Нойз: Это тоже технологический момент. Сейчас дома можно достойным образом записать песню — она ничем не будет, в общем-то, отличаться от студийного варианта, кроме каких-то тонких нюансов. Сразу после записи ты можешь ее выложить в интернет, мгновенно получить фидбэк — и все, иди записывай следующую. Клип можно снять на телефон. Путь музыки от автора к слушателю сократился в десятки раз.

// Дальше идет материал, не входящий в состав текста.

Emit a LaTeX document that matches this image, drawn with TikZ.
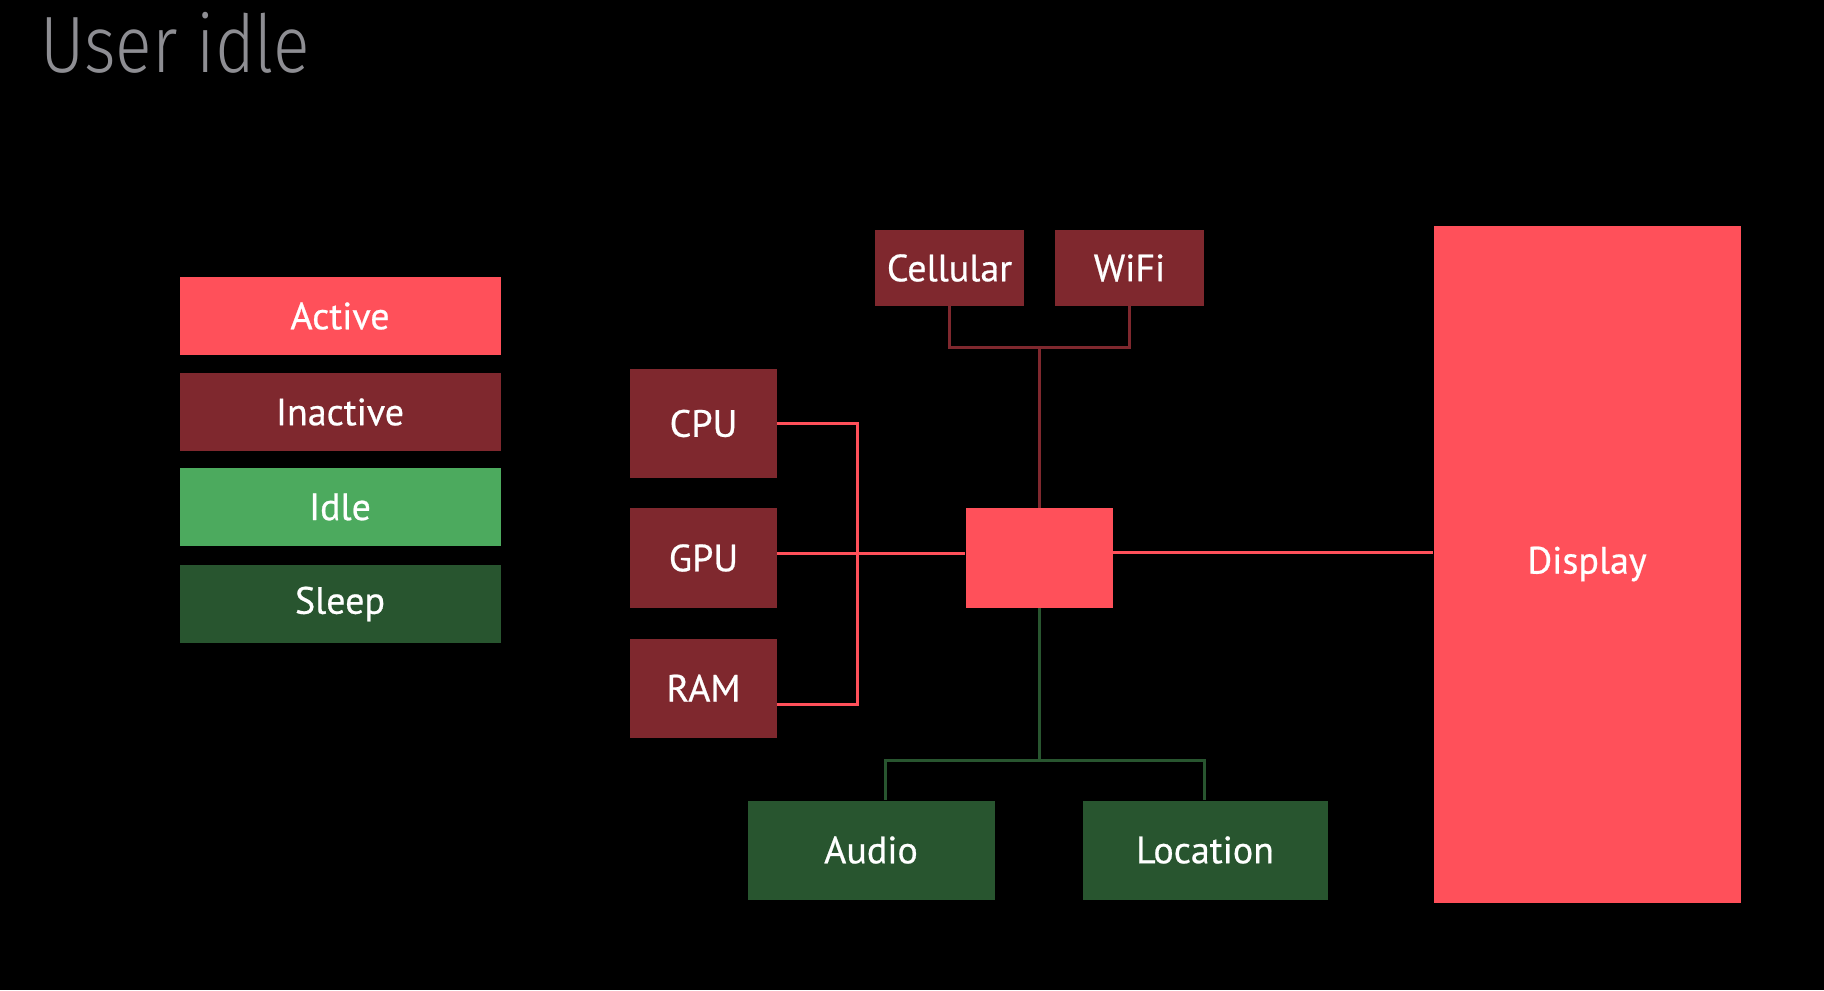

Когда мне было 16, у моей тогдашней группы было уже несколько альбомов, мы переписывали их знакомым на кассеты и выкладывали mp3 в местную локальную сеть. И даже при такой дистрибуции уже имели активную аудиторию из нескольких сотен человек, ездили с концертами по Белгородской области, устраивали хип-хоп-вечеринки у себя в городе, читали на всех брейк-фестивалях всегда. А в сегодняшних условиях мы бы через год поехали в тур по всей стране. Раньше, чтобы быть услышанным, нужно было проделать большую работу, это был изначально марафон на несколько лет. Сегодня время спринтеров. 15 минут славы как они есть.
— В общем, у тебя энтузиазма не вызывает происходящее с музыкой?
Нойз: Почему? Вызывает.
Оксимирон: У меня дикий вызывает. Адский.
— Ты же говоришь про девальвацию.
Нойз: Да. В том смысле, что для людей это стало в большей степени фоном. Причем они хотят этот фон менять как обои на рабочем столе — почаще.
Оксимирон: Я за максимальный хаос, поэтому я за девальвацию. Мне нравится все, что происходит. Падающего подтолкни, — по-моему, это прекрасно. Пусть тренды меняются каждый день!
Нойз: С другой стороны, главная процентовка сохраняется уже много тысяч лет. 90% всего — полная ***** [ерунда].